## TASK TO CARRY OUT
Copy all of the material exactly. Pictures are not to appear in the copy.

## INFORMATION PROVIDED
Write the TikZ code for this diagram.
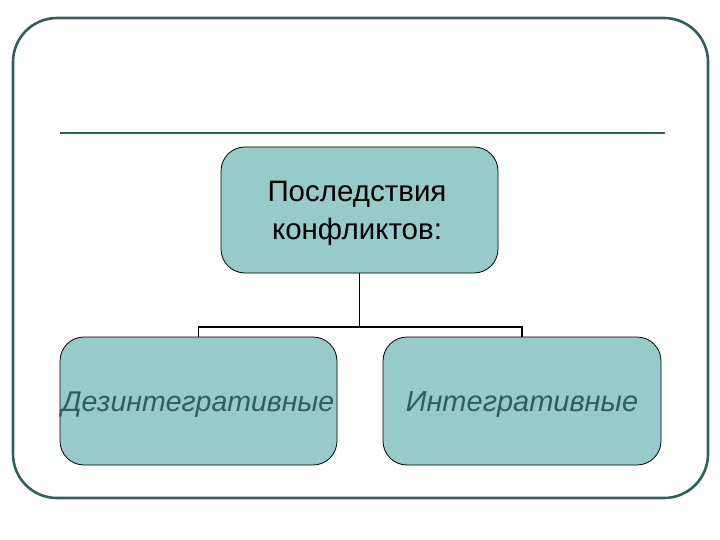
\documentclass[tikz,border=0pt]{standalone}
\usepackage{fontspec}
\setmainfont{Liberation Sans}
\definecolor{frame}{HTML}{2F5F5A}
\definecolor{boxfill}{HTML}{96CBC9}
\definecolor{tealtext}{HTML}{2E5E5E}
\tikzset{
  cbox/.style={draw=black, line width=0.8pt, fill=boxfill, rounded corners=24pt, align=center, inner sep=0pt},
  conn/.style={draw=black, line width=1.6pt},
  lowtext/.style={font=\fontsize{28.5}{32}\selectfont\itshape, text=tealtext, inner sep=0pt}
}
\begin{document}
\begin{tikzpicture}[x=1pt,y=-1pt]
\useasboundingbox (0,0) rectangle (720,540);
\draw[frame, line width=2.6pt, rounded corners=44pt] (13,18) rectangle (708,498);
\draw[frame, line width=2.6pt] (60,133) -- (665,133);
\node[cbox, minimum width=277pt, minimum height=126pt] (top) at (359.5,210) {};
\node[font=\fontsize{29.5}{38}\selectfont, align=center] (toptext) at (357,213) {Последствия\\конфликтов:};
\node[cbox, minimum width=277pt, minimum height=128pt] (left) at (198.5,401) {};
\node[cbox, minimum width=278pt, minimum height=128pt] (right) at (522,401) {};
\node[lowtext] (lefttext) at (198,405) {Дезинтегративные};
\node[lowtext, font=\fontsize{29}{32}\selectfont\itshape] (righttext) at (522,405) {Интегративные};
\coordinate (mid) at (359.5,327);
\draw[conn] (top.south) -- (mid);
\draw[conn] (left.north) -- (left.north |- mid) -- (right.north |- mid) -- (right.north);
\end{tikzpicture}
\end{document}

## SOLUTION FOR THIS EXERCISE
Write the TikZ code for this diagram.
\documentclass[tikz,border=0pt]{standalone}
\usepackage{fontspec}
\setmainfont{Liberation Sans}
\definecolor{frame}{HTML}{2F5F5A}
\definecolor{boxfill}{HTML}{96CBC9}
\definecolor{tealtext}{HTML}{2E5E5E}
\tikzset{
  cbox/.style={draw=black, line width=0.8pt, fill=boxfill, rounded corners=24pt, align=center, inner sep=0pt},
  conn/.style={draw=black, line width=1.6pt},
  lowtext/.style={font=\fontsize{28.5}{32}\selectfont\itshape, text=tealtext, inner sep=0pt}
}
\begin{document}
\begin{tikzpicture}[x=1pt,y=-1pt]
\useasboundingbox (0,0) rectangle (720,540);
\draw[frame, line width=2.6pt, rounded corners=44pt] (13,18) rectangle (708,498);
\draw[frame, line width=2.6pt] (60,133) -- (665,133);
\node[cbox, minimum width=277pt, minimum height=126pt] (top) at (359.5,210) {};
\node[font=\fontsize{29.5}{38}\selectfont, align=center] (toptext) at (357,213) {Последствия\\конфликтов:};
\node[cbox, minimum width=277pt, minimum height=128pt] (left) at (198.5,401) {};
\node[cbox, minimum width=278pt, minimum height=128pt] (right) at (522,401) {};
\node[lowtext] (lefttext) at (198,405) {Дезинтегративные};
\node[lowtext, font=\fontsize{29}{32}\selectfont\itshape] (righttext) at (522,405) {Интегративные};
\coordinate (mid) at (359.5,327);
\draw[conn] (top.south) -- (mid);
\draw[conn] (left.north) -- (left.north |- mid) -- (right.north |- mid) -- (right.north);
\end{tikzpicture}
\end{document}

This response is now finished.